Using the recurrence formula we can easily obtain a table of the
initial Stirling numbers:
\bigskip
\begin{tabular}{lccccc}
$n\backslash k$ & 1 & 2 & 3 & 4 & 5\\
1 & 1 \\
2 & 1 & 1 \\
3 & 1 & 3 & 1 \\
4 & 1 & 7 & 6 & 1 \\
5 & 1 & 15&25 & 10 & 1
\end{tabular}
\paragraph{Falling Factorials.}
Consider the vector space of polynomials in indeterminate $x$. The
most obvious basis of this infinite-dimensional vector space is the
sequence of monomial powers: $x^n,\quad n\in\natnums.$ However, the
sequence of falling factorials:
$$x^\un=x(x-1)(x-2)\ldots(x-n+1),\quad n\in\natnums$$
is also a basis, and hence can be
used to generate the monomial basis. Indeed, the Stirling numbers of
the second kind can be characterized as the coefficients involved
in the corresponding change of basis matrix, i.e.
$$ x^n = \sum_{k=1}^n S(n,k) x^\uk.$$
So, for example,
$$x^4 = x + 7x(x-1) + 6x(x-1)(x-2) + x(x-1)(x-2)(x-3).$$
Arguing inductively, let us prove that this characterization follows
from the recurrence relation. Evidently the formula is true for
$n=1$. Suppose then that the formula is true for a given $n$. We
have
$$x x^\uk = x^{\underline{k+1}} + k x^\uk,$$
and hence using the recurrence relation we deduce that
\begin{align*}
x^{n+1} &= \sum_{k=1}^n S(n,k)\,x\,x^\uk \\
&= \sum_{k=1}^n \lp kS(n,k) x^\uk + S(n,k+1)\rp x^{\underline{k+1}} \\
&= \sum_{k=1}^{n+1} S(n,k) x^\uk
\end{align*}
\paragraph{Differential operators.}
Let $D_x$ denote the ordinary derivative, applied to polynomials in
indeterminate $x$, and let $T_x$ denote the differential operator
$xD_x$. We have the following characterization of the Stirling
numbers of the second kind in terms of these two operators:
$$(T_x)^n = \sum_{k=1}^n S(n,k)\, x^k (D_x)^k,$$
where an
exponentiated differential operator denotes the operator composed with
itself the indicated number of times. Let us show that this follows
from the recurrence relation. The proof is once again, inductive.
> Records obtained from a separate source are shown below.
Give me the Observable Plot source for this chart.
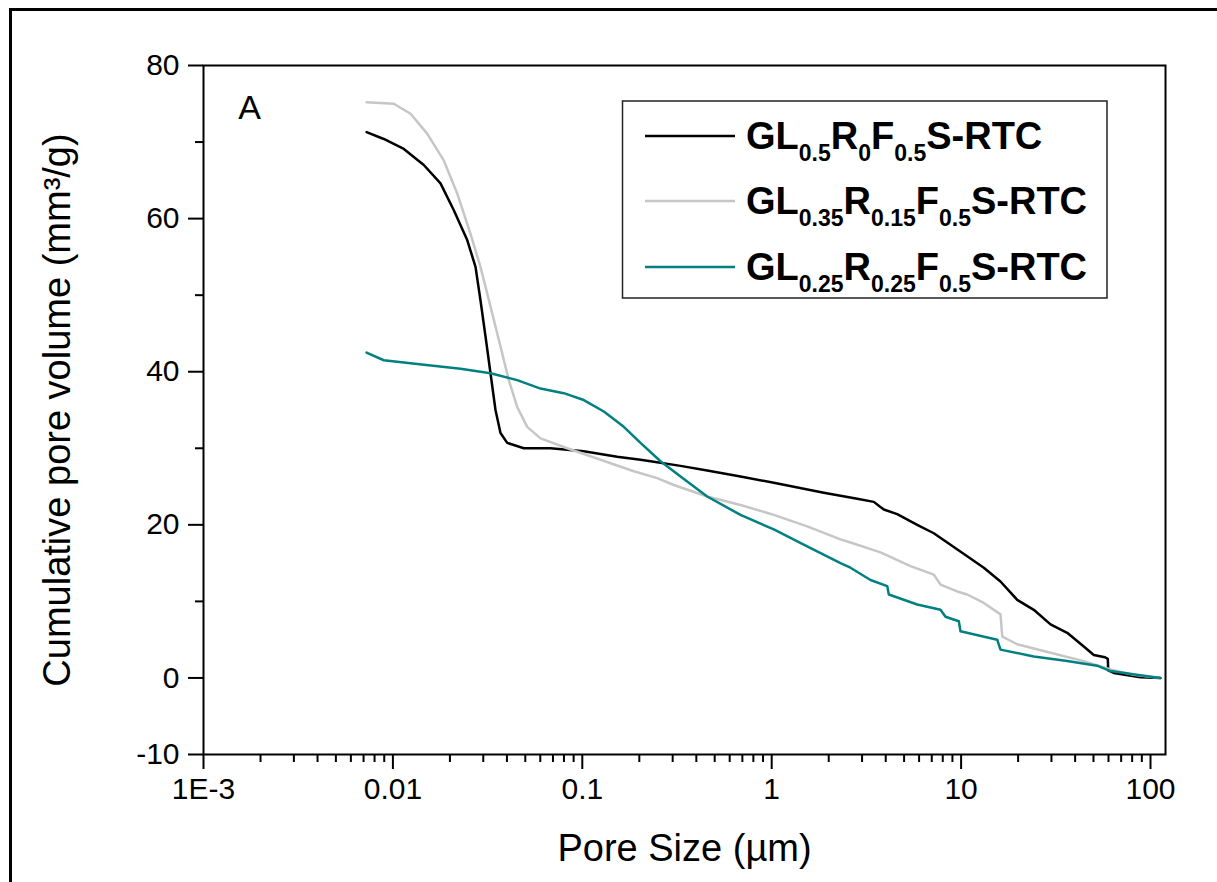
<!DOCTYPE html>
<html>
<head>
<meta charset="utf-8">
<script src="https://cdn.jsdelivr.net/npm/d3@7"></script>
<script src="https://cdn.jsdelivr.net/npm/@observablehq/plot@0.6"></script>
<style>
  body { margin: 0; background: #fff; }
  #wrap { position: relative; width: 1217px; height: 882px; overflow: hidden; background: #fff; }
</style>
</head>
<body>
<div id="wrap"></div>
<script>
// ---------- data ----------
const seriesNames = ["GL_{0.5}R_{0}F_{0.5}S-RTC", "GL_{0.35}R_{0.15}F_{0.5}S-RTC", "GL_{0.25}R_{0.25}F_{0.5}S-RTC"];
const seriesColors = ["#000000", "#c6c6c6", "#008080"];

const blackSize = [0.00726,0.00895,0.01142,0.01456,0.01784,0.02097,0.02468,0.02730,0.02901,0.03083,0.03276,0.03481,0.03699,0.04013,0.04911,0.06794,0.1018,0.1528,0.2029,0.2292,0.3301,0.4565,0.6843,1.026,1.884,2.828,3.461,3.722,3.908,4.598,5.866,7.176,8.790,10.77,13.18,16.14,19.78,24.20,29.65,36.33,44.44,50.19,57.5,59.5,59.8,64.0,88.56,112.9];
const blackVolume = [71.3,70.4,69.1,67.0,64.6,61.1,57.2,53.7,49.3,44.6,39.8,35.0,32.0,30.7,30.0,30.0,29.6,28.9,28.5,28.3,27.7,27.1,26.3,25.5,24.2,23.4,23.0,22.4,22.0,21.4,20.0,18.9,17.4,15.9,14.4,12.6,10.2,8.9,7.0,5.9,4.1,3.0,2.7,2.5,1.0,0.65,0.1,0.0];

const graySize = [0.00726,0.01011,0.01239,0.01517,0.01856,0.02185,0.02569,0.02901,0.03276,0.03699,0.04091,0.04532,0.05118,0.06015,0.08324,0.1248,0.1870,0.2486,0.3042,0.4565,0.6843,1.026,1.539,2.308,2.606,3.753,5.405,7.176,7.785,9.537,10.77,13.18,16.14,16.50,19.78,29.65,44.44,61.49,81.62,112.9];
const grayVolume = [75.2,75.0,73.7,71.1,67.6,63.3,58.0,53.7,48.5,43.3,38.9,35.4,32.8,31.3,30.0,28.5,27.0,26.1,25.2,23.7,22.6,21.3,19.8,18.1,17.7,16.4,14.6,13.5,12.2,11.3,10.9,9.8,8.3,5.4,4.4,3.3,2.2,1.1,0.4,0.0];

const tealSize = [0.00726,0.00895,0.01344,0.02275,0.03276,0.04532,0.06015,0.07985,0.1018,0.1299,0.1656,0.2029,0.2588,0.3301,0.4565,0.6843,1.026,1.539,2.308,2.606,3.324,4.073,4.153,5.866,7.785,8.272,9.725,9.927,15.51,16.14,24.20,36.33,52.32,61.49,92.18,112.9];
const tealVolume = [42.5,41.5,41.0,40.4,39.8,38.9,37.8,37.2,36.3,34.8,32.8,30.7,28.3,26.3,23.7,21.3,19.4,17.2,15.0,14.4,12.8,12.0,10.9,9.6,8.9,8.0,7.4,6.1,5.0,3.7,2.8,2.2,1.6,0.9,0.3,0.0];

const xTickValues = [0.001, 0.01, 0.1, 1, 10, 100];
const xTickLabels = ["1E-3", "0.01", "0.1", "1", "10", "100"];
const yTickValues = [-10, 0, 20, 40, 60, 80];
const yTickLabels = ["-10", "0", "20", "40", "60", "80"];
const yMinorTicks = [10, 30, 50, 70];
const xMinorTicks = [];
for (let e = -3; e <= 1; e++) for (let m = 2; m <= 9; m++) xMinorTicks.push(+(m * Math.pow(10, e)).toPrecision(3));

const xTitle = "Pore Size (µm)";
const yTitle = "Cumulative pore volume (mm³/g)";
const panelLabel = "A";

// ---------- table ----------
const rows = [];
[[blackSize, blackVolume], [graySize, grayVolume], [tealSize, tealVolume]].forEach(([xs, ys], s) => {
  xs.forEach((x, i) => rows.push({series: seriesNames[s], size: x, volume: ys[i]}));
});

const FONT = '"Liberation Sans", Arial, Helvetica, sans-serif';

const chart = Plot.plot({
  width: 1217,
  height: 882,
  marginLeft: 203,
  marginRight: 52,
  marginTop: 65,
  marginBottom: 128,
  style: {fontFamily: FONT, background: "transparent", color: "#000", overflow: "visible"},
  x: {type: "log", domain: [0.001, 120]},
  y: {domain: [-10, 80]},
  color: {domain: seriesNames, range: seriesColors},
  marks: [
    Plot.line(rows, {x: "size", y: "volume", z: "series", stroke: "series", strokeWidth: 2.5, curve: "linear"}),
    Plot.frame({stroke: "#000", strokeWidth: 2}),
    Plot.axisX({ticks: xTickValues, anchor: "bottom", tickSize: 15, tickPadding: 8, strokeWidth: 2, fontSize: 30,
      tickFormat: d => xTickLabels[xTickValues.indexOf(d)], label: null}),
    Plot.axisX({ticks: xMinorTicks, anchor: "bottom", tickSize: 8, strokeWidth: 2, tickFormat: () => "", label: null}),
    Plot.axisY({ticks: yTickValues, anchor: "left", tickSize: 15, tickPadding: 9, strokeWidth: 2, fontSize: 30,
      tickFormat: d => yTickLabels[yTickValues.indexOf(d)], label: null}),
    Plot.axisY({ticks: yMinorTicks, anchor: "left", tickSize: 8, strokeWidth: 2, tickFormat: () => "", label: null}),
    Plot.text([xTitle], {text: d => d, frameAnchor: "bottom", dy: 94, lineAnchor: "middle", textAnchor: "middle", fontSize: 38, fill: "#000"}),
    Plot.text([yTitle], {text: d => d, frameAnchor: "left", dx: -146, rotate: -90, lineAnchor: "middle", textAnchor: "middle", fontSize: 38, fill: "#000"}),
    Plot.text([panelLabel], {text: d => d, frameAnchor: "top-left", dx: 46, dy: 43, lineAnchor: "middle", textAnchor: "middle", fontSize: 34, fill: "#000"})
  ]
});

document.getElementById("wrap").appendChild(chart);

// ---------- outer border (left & top) ----------
const svg = d3.select(chart);
svg.append("line").attr("x1", 10.5).attr("x2", 10.5).attr("y1", 8).attr("y2", 882).attr("stroke", "#000").attr("stroke-width", 3);
svg.append("line").attr("x1", 9).attr("x2", 1217).attr("y1", 9.5).attr("y2", 9.5).attr("stroke", "#000").attr("stroke-width", 3);

// ---------- legend ----------
const lg = svg.append("g").attr("class", "legend");
lg.append("rect").attr("x", 622.5).attr("y", 101).attr("width", 484.5).attr("height", 197)
  .attr("fill", "#fff").attr("stroke", "#222").attr("stroke-width", 1.5);
const rowY = [136, 201, 267];
seriesNames.forEach((name, i) => {
  lg.append("line").attr("x1", 645).attr("x2", 735).attr("y1", rowY[i]).attr("y2", rowY[i])
    .attr("stroke", seriesColors[i]).attr("stroke-width", 2.5);
  const t = lg.append("text").attr("x", 746).attr("y", rowY[i] + 13)
    .attr("text-anchor", "start")
    .attr("font-family", FONT).attr("font-weight", "bold").attr("font-size", 38).attr("fill", "#000");
  const parts = name.split(/(_\{[^}]*\})/).filter(p => p.length);
  let lowered = false;
  parts.forEach(p => {
    if (p.startsWith("_{")) {
      t.append("tspan").attr("dy", lowered ? 0 : 12).attr("font-size", 23).text(p.slice(2, -1));
      lowered = true;
    } else {
      t.append("tspan").attr("dy", lowered ? -12 : 0).text(p);
      lowered = false;
    }
  });
});
</script>
</body>
</html>
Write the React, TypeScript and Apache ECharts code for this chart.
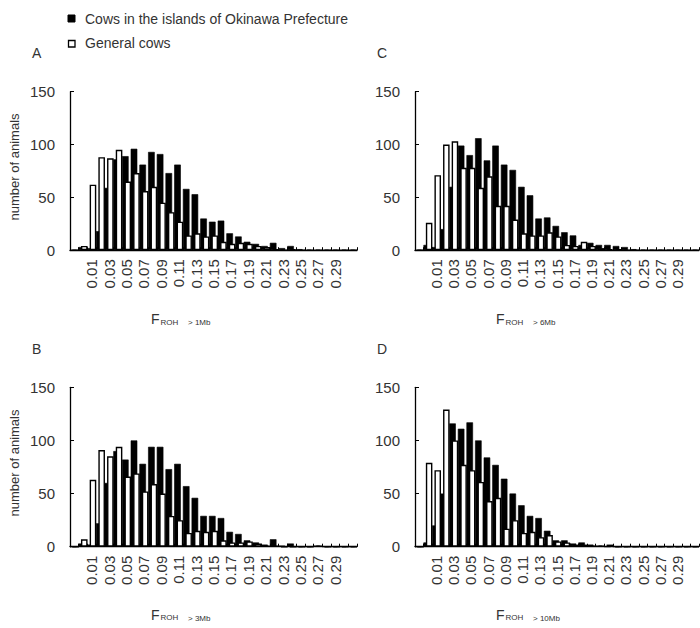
import React, { useEffect, useRef } from "react";
import * as echarts from "echarts";

const CATEGORIES = [
  "", "0.00", "0.01", "0.02", "0.03", "0.04", "0.05", "0.06", "0.07", "0.08", "0.09",
  "0.10", "0.11", "0.12", "0.13", "0.14", "0.15", "0.16", "0.17", "0.18", "0.19",
  "0.20", "0.21", "0.22", "0.23", "0.24", "0.25", "0.26", "0.27", "0.28", "0.29",
  "0.30", "0.31",
];
const SHOWN_LABELS = [
  "0.01", "0.03", "0.05", "0.07", "0.09", "0.11", "0.13", "0.15",
  "0.17", "0.19", "0.21", "0.23", "0.25", "0.27", "0.29",
];
const Y_TICKS = [0, 50, 100, 150];

const SERIES_OKINAWA = "Cows in the islands of Okinawa Prefecture";
const SERIES_GENERAL = "General cows";

// Panel A : F_ROH > 1Mb
const A_OKINAWA = [0, 3, 2, 18, 59, 86, 89, 96, 81, 93, 91, 73, 81, 58, 53, 30, 27, 28, 16, 13, 8, 6, 4, 7, 2, 4, 1, 0, 0, 0, 0, 0, 0];
const A_GENERAL = [0, 4, 62, 88, 87, 95, 65, 73, 56, 60, 45, 36, 27, 14, 16, 13, 14, 8, 6, 7, 6, 4, 3, 1, 0, 1, 0, 0, 0, 0, 0, 0, 0];
// Panel B : F_ROH > 3Mb
const B_OKINAWA = [0, 3, 2, 22, 60, 90, 82, 100, 78, 94, 94, 73, 78, 57, 46, 29, 29, 27, 14, 12, 6, 4, 2, 7, 1, 3, 0, 0, 1, 0, 0, 0, 0];
const B_GENERAL = [0, 7, 63, 91, 85, 94, 66, 69, 52, 59, 50, 29, 25, 13, 15, 14, 15, 6, 4, 4, 5, 3, 1, 1, 0, 0, 0, 0, 1, 0, 0, 0, 0];
// Panel C : F_ROH > 6Mb
const C_OKINAWA = [0, 5, 3, 20, 60, 99, 90, 106, 85, 99, 81, 76, 60, 52, 30, 31, 23, 17, 14, 5, 7, 5, 5, 4, 3, 1, 0, 0, 0, 0, 0, 0, 0];
const C_GENERAL = [0, 26, 71, 100, 103, 78, 78, 59, 70, 42, 42, 29, 16, 14, 14, 17, 13, 5, 4, 8, 4, 2, 1, 1, 0, 0, 0, 0, 0, 0, 0, 0, 0];
// Panel D : F_ROH > 10Mb
const D_OKINAWA = [0, 4, 20, 50, 116, 111, 117, 100, 84, 77, 64, 50, 39, 29, 27, 15, 6, 6, 3, 4, 2, 1, 0, 0, 0, 0, 0, 0, 0, 0, 0, 0, 0];
const D_GENERAL = [0, 79, 72, 129, 100, 77, 72, 61, 43, 46, 17, 25, 13, 14, 9, 11, 5, 4, 2, 2, 1, 1, 2, 0, 0, 0, 0, 0, 0, 0, 0, 0, 0];

const FONT = "'Liberation Sans', Arial, sans-serif";
const TEXT = "#333";

const PANELS = [
  { letter: "A", suffix: "> 1Mb", okinawa: A_OKINAWA, general: A_GENERAL, left: 70, top: 91.7, width: 287, height: 158.5, yTitle: true },
  { letter: "C", suffix: "> 6Mb", okinawa: C_OKINAWA, general: C_GENERAL, left: 415, top: 91.7, width: 284, height: 158.5, yTitle: false },
  { letter: "B", suffix: "> 3Mb", okinawa: B_OKINAWA, general: B_GENERAL, left: 70, top: 387.3, width: 287, height: 159.4, yTitle: true },
  { letter: "D", suffix: "> 10Mb", okinawa: D_OKINAWA, general: D_GENERAL, left: 415, top: 387.3, width: 284, height: 159.4, yTitle: false },
];

function buildOption() {
  const grid: any[] = [];
  const xAxis: any[] = [];
  const yAxis: any[] = [];
  const series: any[] = [];
  const graphic: any[] = [];

  PANELS.forEach((p, i) => {
    grid.push({ left: p.left, top: p.top, width: p.width, height: p.height, containLabel: false });
    xAxis.push({
      type: "category",
      gridIndex: i,
      data: CATEGORIES,
      boundaryGap: true,
      axisLine: { show: true, lineStyle: { color: "#000", width: 1.3 } },
      axisTick: { show: true, inside: true, length: 3, interval: 0, lineStyle: { color: "#000", width: 1 } },
      axisLabel: {
        interval: (_idx: number, value: string) => SHOWN_LABELS.includes(value),
        rotate: 90,
        margin: 9,
        fontSize: 15,
        fontFamily: FONT,
        color: TEXT,
      },
      splitLine: { show: false },
    });
    yAxis.push({
      type: "value",
      gridIndex: i,
      min: Y_TICKS[0],
      max: Y_TICKS[Y_TICKS.length - 1],
      interval: 50,
      axisLine: { show: true, lineStyle: { color: "#000", width: 1.3 } },
      axisTick: { show: true, inside: true, length: 4, lineStyle: { color: "#000", width: 1 } },
      axisLabel: { fontSize: 15, fontFamily: FONT, color: TEXT, margin: 15 },
      splitLine: { show: false },
    });
    series.push({
      type: "bar",
      name: SERIES_OKINAWA,
      xAxisIndex: i,
      yAxisIndex: i,
      data: p.okinawa,
      barWidth: "76%",
      barGap: "-63%",
      itemStyle: { color: "#000", borderColor: "#000", borderWidth: 0.6 },
    });
    series.push({
      type: "bar",
      name: SERIES_GENERAL,
      xAxisIndex: i,
      yAxisIndex: i,
      data: p.general,
      barWidth: "76%",
      barGap: "-63%",
      itemStyle: { color: "#fff", borderColor: "#000", borderWidth: 1.4 },
    });

    const offX = p.left - 70;
    const offY = p.top - 91.7;
    // panel letter
    graphic.push({
      type: "text",
      x: 32 + offX,
      y: 53 + offY,
      style: { text: p.letter, fontSize: 14, fontFamily: FONT, fill: TEXT, align: "left", verticalAlign: "middle" },
    });
    // x axis title
    const fx = 151 + offX;
    const fy = 319 + offY;
    graphic.push({
      type: "text", x: fx, y: fy,
      style: { text: "F", fontSize: 14, fontFamily: FONT, fill: TEXT, align: "left", verticalAlign: "middle" },
    });
    graphic.push({
      type: "text", x: fx + 9.5, y: fy + 3,
      style: { text: "ROH", fontSize: 8, fontFamily: FONT, fill: TEXT, align: "left", verticalAlign: "middle" },
    });
    graphic.push({
      type: "text", x: fx + 37, y: fy + 3.5,
      style: { text: p.suffix, fontSize: 8, fontFamily: FONT, fill: TEXT, align: "left", verticalAlign: "middle" },
    });
    if (p.yTitle) {
      graphic.push({
        type: "text",
        x: 14,
        y: p.top + p.height / 2 - 4,
        rotation: Math.PI / 2,
        style: { text: "number of animals", fontSize: 13, fontFamily: FONT, fill: TEXT, align: "center", verticalAlign: "middle" },
      });
    }
  });

  // legend
  graphic.push({ type: "rect", x: 68, y: 15, shape: { width: 7, height: 7 }, style: { fill: "#000", stroke: "#000", lineWidth: 1 } });
  graphic.push({ type: "text", x: 85, y: 18.5, style: { text: SERIES_OKINAWA, fontSize: 14, fontFamily: FONT, fill: TEXT, align: "left", verticalAlign: "middle" } });
  graphic.push({ type: "rect", x: 68.5, y: 40.5, shape: { width: 6.5, height: 6.5 }, style: { fill: "#fff", stroke: "#000", lineWidth: 1.3 } });
  graphic.push({ type: "text", x: 85, y: 43, style: { text: SERIES_GENERAL, fontSize: 14, fontFamily: FONT, fill: TEXT, align: "left", verticalAlign: "middle" } });

  return {
    animation: false,
    backgroundColor: "#fff",
    textStyle: { fontFamily: FONT },
    grid,
    xAxis,
    yAxis,
    series,
    graphic,
  };
}

export default function App() {
  const ref = useRef<HTMLDivElement>(null);
  useEffect(() => {
    if (!ref.current) return;
    const chart = echarts.init(ref.current, undefined, { renderer: "svg" });
    chart.setOption(buildOption());
    return () => chart.dispose();
  }, []);
  return (
    <div
      ref={ref}
      style={{ position: "fixed", left: 0, top: 0, width: 700, height: 628, background: "#fff" }}
    />
  );
}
Suppose that the characterization is true for a given $n$. We have
$$T_x(x^k (D_x)^k) = k x^k (D_x)^k + x^{k+1} (D_x)^{k+1},$$
and hence using the recurrence relation we deduce that
\begin{align*}
(T_x)^{n+1} &= xD_x\lp \sum_{k=1}^n S(n,k)\, x^k (D_x)^k \rp \\
&= \sum_{k=1}^n S(n,k) \lp k x^k (D_x)^k + x^{k+1} (D_x)^{k+1}\rp \\
&= \sum_{k=1}^{n+1} S(n+1,k)\, x^k (D_x)^k
\end{align*}
\paragraph{Double index generating function.}
One can also characterize the Stirling numbers of the second kind in
terms of the following generating function:
$$e^{x(e^t-1)} = \sum_{n=1}^\infty \sum_{k=1}^n S(n,k)\,
x^k\,\frac{t^n}{n!}.$$
Let us now prove this. Note that the differential equation
$$\frac{d\xi}{dt} = \xi,$$
admits the general solution
$$\xi = e^t x.$$
It follows that for any polynomial $p(\xi)$ we have
$$\exp(t T_\xi)[p(\xi)]\Big|_{\xi=x} = \sum_{n=0}^\infty \frac{t^n}{n!}
(T_\xi)^n[p(\xi)]\Big|_{\xi=x} = p(e^t x).$$
The proof is simple: just take $D_t$ of both sides. To be more
explicit,
$$D_t\lb p(e^t x) \rb = p'(e^t x) e^t x =
T_\xi[p(\xi)]\Big|_{\xi=xe^t},$$
and that is exactly equal to $D_t$ of the left-hand side. Since this
relation holds for all polynomials, it also holds for all formal power
series. In particular if we apply the above relation to $e^\xi$,
use the result of the preceding section, and note that
$$D_\xi[e^\xi] = e^\xi,$$
we obtain
\begin{align*}
e^{xe^t} &= \sum_{n=1}^\infty \frac{t^n}{n!} (T_\xi)^n[e^\xi] \Big|_{\xi=x} \\
&= \sum_{n=1}^\infty \sum_{k=1}^n S(n,k)\, \frac{t^n}{n!} \xi^k
(D_\xi)^k[e^\xi] \Big|_{\xi=x} \\
&= e^x \sum_{n=1}^\infty \sum_{k=1}^n S(n,k)\, x^k\, \frac{t^n}{n!}\\
\end{align*}
Dividing both sides by $e^x$ we obtain the desired generating
function. Q.E.D.